Quote Originally Posted by Bill Burk View Post
Hi Dennis,

I am pretty sure that flare causes the higher shadow reading in the spotmeter used at camera position. Film would be subject to flare, and the optics of camera and lightmeter are "similar" enough that you can use the reading from camera position.

If you cancel out the flare by walking up close (not saying that's a bad thing to do)... Then you should think about flare in your exposure calculation.

High Zone III is a good idea. I just re-read a post by Ralph Lambrecht. He was amazed how much his negatives improved after he followed John Sexton's suggestion to place shadows on Zone IV.

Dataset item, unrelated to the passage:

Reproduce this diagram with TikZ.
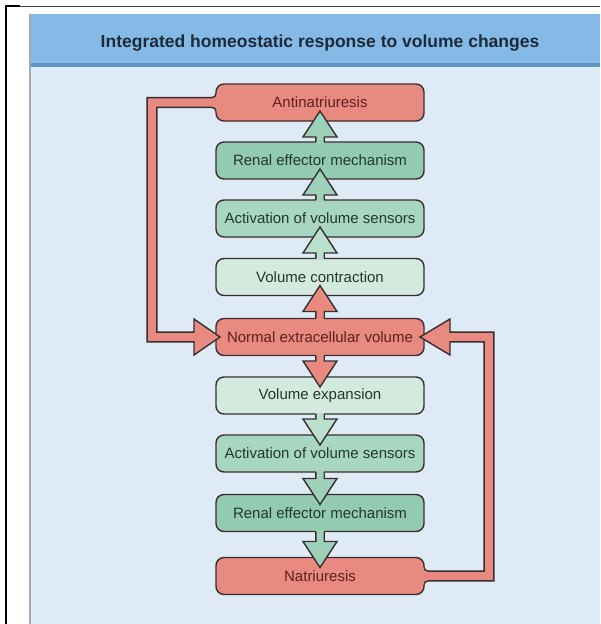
\documentclass[tikz,border=0pt]{standalone}
\usepackage{fontspec}
\setmainfont{Liberation Sans}
\usetikzlibrary{calc}
\definecolor{panelbg}{HTML}{DEEAF6}
\definecolor{headbg}{HTML}{85BAE6}
\definecolor{headline}{HTML}{5E96CA}
\definecolor{panelborder}{HTML}{A3AAB2}
\definecolor{titlecol}{HTML}{1C2A3A}
\definecolor{outl}{HTML}{3A2E2E}
\definecolor{redfill}{HTML}{E98A80}
\definecolor{redtext}{HTML}{5E2020}
\definecolor{greentext}{HTML}{25362F}
\definecolor{gdark}{HTML}{92CBB1}
\definecolor{gmed}{HTML}{A8D7C1}
\definecolor{gpale}{HTML}{D3EADF}
\definecolor{garrow}{HTML}{9DD1B9}
\definecolor{garrowpale}{HTML}{B9E0CD}
\tikzset{
  olin/.style={draw=outl, line width=1.4pt},
  box/.style={olin, rounded corners=8pt, minimum width=208pt, minimum height=37pt,
    inner sep=0pt, outer sep=0pt, font=\fontsize{15}{17}\selectfont},
  redbox/.style={box, fill=redfill, text=redtext},
  gboxdark/.style={box, fill=gdark, text=greentext},
  gboxmed/.style={box, fill=gmed, text=greentext},
  gboxpale/.style={box, fill=gpale, text=greentext},
  titletext/.style={font=\bfseries\fontsize{17.5}{20}\selectfont, text=titlecol, inner sep=0pt}
}
\newcommand{\uparr}[3]{%
  \path ($(#2.south)+(0,-10)$) coordinate (tp);
  \fill[#3] ($(#1.north)+(-4.2,1.5)$) -- ($(tp)+(-4.2,26)$) -- ($(tp)+(-17,26)$) -- (tp)
     -- ($(tp)+(17,26)$) -- ($(tp)+(4.2,26)$) -- ($(#1.north)+(4.2,1.5)$) -- cycle;
  \draw[olin] ($(#1.north)+(-4.2,0)$) -- ($(tp)+(-4.2,26)$) -- ($(tp)+(-17,26)$) -- (tp)
     -- ($(tp)+(17,26)$) -- ($(tp)+(4.2,26)$) -- ($(#1.north)+(4.2,0)$);
}
\newcommand{\downarr}[3]{%
  \path ($(#2.north)+(0,10)$) coordinate (tp);
  \fill[#3] ($(#1.south)+(-4.2,-1.5)$) -- ($(tp)+(-4.2,-26)$) -- ($(tp)+(-17,-26)$) -- (tp)
     -- ($(tp)+(17,-26)$) -- ($(tp)+(4.2,-26)$) -- ($(#1.south)+(4.2,-1.5)$) -- cycle;
  \draw[olin] ($(#1.south)+(-4.2,0)$) -- ($(tp)+(-4.2,-26)$) -- ($(tp)+(-17,-26)$) -- (tp)
     -- ($(tp)+(17,-26)$) -- ($(tp)+(4.2,-26)$) -- ($(#1.south)+(4.2,0)$);
}
% fillet: corner (#1,#2), dx=#3 (along band, away from box), dy=#4 (along box edge, away from band)
\newcommand{\fillet}[4]{%
  \fill[redfill] ({#1+#3*4},{#2}) .. controls ({#1+#3*1.79},{#2}) and ({#1},{#2+#4*1.79}) .. ({#1},{#2+#4*4})
     -- ({#1-#3*1.6},{#2+#4*4}) -- ({#1-#3*1.6},{#2-#4*1.6}) -- ({#1+#3*4},{#2-#4*1.6}) -- cycle;
  \draw[olin] ({#1+#3*4},{#2}) .. controls ({#1+#3*1.79},{#2}) and ({#1},{#2+#4*1.79}) .. ({#1},{#2+#4*4});
}
\begin{document}
\begin{tikzpicture}[x=1pt,y=-1pt]
\useasboundingbox (0,0) rectangle (600,624);
\fill[white] (0,0) rectangle (600,624);
% panel
\fill[panelbg] (30,14) rectangle (600,624);
\fill[headbg] (30,14) rectangle (600,64);
\fill[headline] (30,63) rectangle (600,67);
\draw[panelborder, line width=1.5pt] (30,14) -- (30,624);
\draw[black, line width=2.2pt] (6,6) -- (6,624);
\draw[black, line width=2.2pt] (5,6) -- (20,6);
\draw[black!75, line width=0.8pt] (20,6) -- (600,6);
\node[titletext] (title) at (320,43) {Integrated homeostatic response to volume changes};
% boxes
\node[redbox]   (anti) at (320,102.5) {Antinatriuresis};
\node[gboxdark] (ren1) at (320,160.5) {Renal effector mechanism};
\node[gboxmed]  (act1) at (320,218.5) {Activation of volume sensors};
\node[gboxpale] (vcon) at (320,277)   {Volume contraction};
\node[redbox]   (norm) at (320,337)   {Normal extracellular volume};
\node[gboxpale] (vexp) at (320,395.5) {Volume expansion};
\node[gboxmed]  (act2) at (320,453.5) {Activation of volume sensors};
\node[gboxdark] (ren2) at (320,513)   {Renal effector mechanism};
\node[redbox]   (natr) at (320,576)   {Natriuresis};
% left feedback loop
\fill[redfill] ($(anti.west)+(2,-4.9)$) -- ($(anti.west)+(-68.9,-4.9)$) -- ($(norm.west)+(-68.9,4.9)$)
  -- ($(norm.west)+(-22,4.9)$) -- ($(norm.west)+(-22,18)$) -- ($(norm.west)+(4,0)$)
  -- ($(norm.west)+(-22,-18)$) -- ($(norm.west)+(-22,-4.9)$) -- ($(norm.west)+(-59.1,-4.9)$)
  -- ($(anti.west)+(-59.1,4.9)$) -- ($(anti.west)+(2,4.9)$) -- cycle;
\draw[olin] ($(anti.west)+(0,-4.9)$) -- ($(anti.west)+(-68.9,-4.9)$) -- ($(norm.west)+(-68.9,4.9)$)
  -- ($(norm.west)+(-22,4.9)$) -- ($(norm.west)+(-22,18)$) -- ($(norm.west)+(4,0)$)
  -- ($(norm.west)+(-22,-18)$) -- ($(norm.west)+(-22,-4.9)$) -- ($(norm.west)+(-59.1,-4.9)$)
  -- ($(anti.west)+(-59.1,4.9)$) -- ($(anti.west)+(0,4.9)$);
\fillet{216}{97.6}{-1}{-1}
\fillet{216}{107.4}{-1}{1}
% right feedback loop
\fill[redfill] ($(natr.east)+(-2,-4.9)$) -- ($(natr.east)+(60.1,-4.9)$) -- ($(norm.east)+(60.1,4.9)$)
  -- ($(norm.east)+(26,4.9)$) -- ($(norm.east)+(26,18)$) -- ($(norm.east)+(-4,0)$)
  -- ($(norm.east)+(26,-18)$) -- ($(norm.east)+(26,-4.9)$) -- ($(norm.east)+(69.9,-4.9)$)
  -- ($(natr.east)+(69.9,4.9)$) -- ($(natr.east)+(-2,4.9)$) -- cycle;
\draw[olin] ($(natr.east)+(0,-4.9)$) -- ($(natr.east)+(60.1,-4.9)$) -- ($(norm.east)+(60.1,4.9)$)
  -- ($(norm.east)+(26,4.9)$) -- ($(norm.east)+(26,18)$) -- ($(norm.east)+(-4,0)$)
  -- ($(norm.east)+(26,-18)$) -- ($(norm.east)+(26,-4.9)$) -- ($(norm.east)+(69.9,-4.9)$)
  -- ($(natr.east)+(69.9,4.9)$) -- ($(natr.east)+(0,4.9)$);
\fillet{424}{571.1}{1}{-1}
\fillet{424}{580.9}{1}{1}
% block arrows
\uparr{ren1}{anti}{garrow}
\uparr{act1}{ren1}{garrow}
\uparr{vcon}{act1}{garrowpale}
\uparr{norm}{vcon}{redfill}
\downarr{norm}{vexp}{redfill}
\downarr{vexp}{act2}{garrowpale}
\downarr{act2}{ren2}{garrow}
\downarr{ren2}{natr}{garrow}
\end{tikzpicture}
\end{document}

(But don't do too many changes at once without thinking how they interact... I believe the original advice to place shadows on Zone II that you don't hear much anymore, came from a time when spotmeters were not available, and the shadow readings were taken with a Weston Master II by walking up to the shadow exactly as you describe).
Bill is absolutely right that we really need to think about the effects of each change we make in the context of the situation, the difference between metering from the camera or at the subject can be significant.

Ralph is absolutely right about shadow placement, in that with a spot meter, it is a guess. This is true because a zone is a range of tones not one tone. The high end of zone III and low end of zone IV are almost indistinguishable.

Quote Originally Posted by RalphLambrecht View Post
I'm in favor of anything that works. However, shadow placement in the Zone System is highly subjective at best. At Zone I, it's merely a guess, because Zone I is almost black, very close to Dmax. You'll find a hint of tonality there but may need a densitometer to be sure. In my view, you need more such as some texture to have pictorial value, but more importantly, visualizing Zone III is relatively easy, visualizing Zone I, on the other hand, is close to impossible (at least for me).

I was amazed how my negatives improved after John Sexton went even further and suggested to start shadow placement with Zone IV instead of III. The results are negatives that have density where it matters most, still allowing for plenty of shadow detail. This can be done very reliably. As I said, Zone I placement is guesswork in comparison. Well, it was in my case and there may be exceptions.
IMO the improvement Ralph saw in his negatives was probably that the zone IV camera exposure placement made it easier "for him" to print what mattered most "to him" and factored in all of "his" gear and "his" style and "his" eye.

There are three concepts to remember here:

1-is that, our gear, our eye, our subjects, our style, et cetera... are different than Ralph's. All those differences affect what works best for the rest of us. We each need to test our whole system and see what works best for us and come up with our own EI.

2-is that we can factor in anything we please into our personal EI. The placement change Ralph speaks of can be factored in by changing the EI we dial into our meter. Use 200 instead of 400 for example to affect the same change.

3-is that most all the guess work is eliminated when you use a known target to meter from, like Bill suggested above by metering off his hand. This is a practical equivalent of incident metering.